City Centre Strategic Investment Plan

City Centre Strategic Investment Plan Image

The final draft of an ambitious 30-year plan to steer development and investment opportunities for Dundee city centre could be out for consultation within the week. 

If the City Centre Strategic Investment Plan (CCSIP), which sets out a vision for the city centre as an exciting, growing place to live, work and visit is given the green light by councillors on Monday (OCTOBER 31) public consultation will begin the following day. 

With nine key targets under the themes of living, working, visiting, connectivity and public realm, the strategy has already been the subject of previous widescale discussions. 

Mark Flynn convener of Dundee City Council’s city development committee said: “Everyone knows that city centres have been changing out of all recognition as a result of many different factors for a number of years, most recently the aftermath of the pandemic and the effect it has had on ways of working. 

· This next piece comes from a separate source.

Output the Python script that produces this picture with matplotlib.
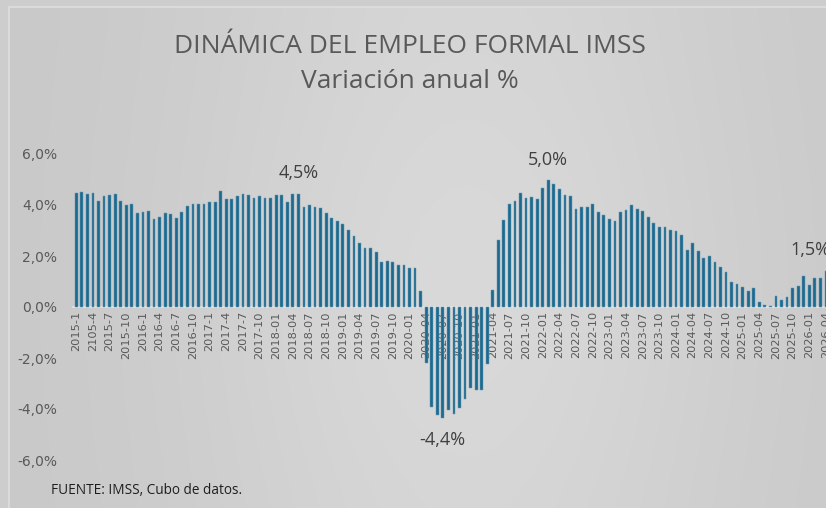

“But using our own creativity and resources a number of positive initiatives have been implemented in the city centre recently, including the successful pedestrianisation of Union Street. 

“What this document seeks to do is build on schemes like that and come up with a variety of ways of breathing new life into the city centre, which are specific to us and will give us the edge when it comes to regenerating the heart of Dundee.” 

Work with stakeholders and businesses to support the recovery, including marketing of the city to visitors and hosting events and activities, is continuing. 

Meanwhile in a separate report, councillors will be asked to back a pilot scheme to improve the city centre’s appearance by changing the way commercial waste is presented. 

Identified as an issue as part of the council’s “Take Pride in Your City” campaign, the sight of bulky, brightly coloured trade waste containers can detract from the streetscape, architecture and public art. 

Under the scheme waste must be stored on the business premises within the city centre and can only be presented for collection at specified times. 

Around ten commercial waste contractors operate in the city centre, with more than 1200 containers. All commercial waste contractors will need a permit to allow the placement of their containers during uplift times. 

Similar schemes are already operating successfully in Aberdeen, Edinburgh, Glasgow, Inverness and St Andrews, and if councillors back the move the Dundee trial will start next March.           

The £45,000 one-off cost of running the pilot will be met from Scottish Government city centre recovery funding. 

Both reports will be considered by the city development committee which meets on Monday (OCTOBER 31).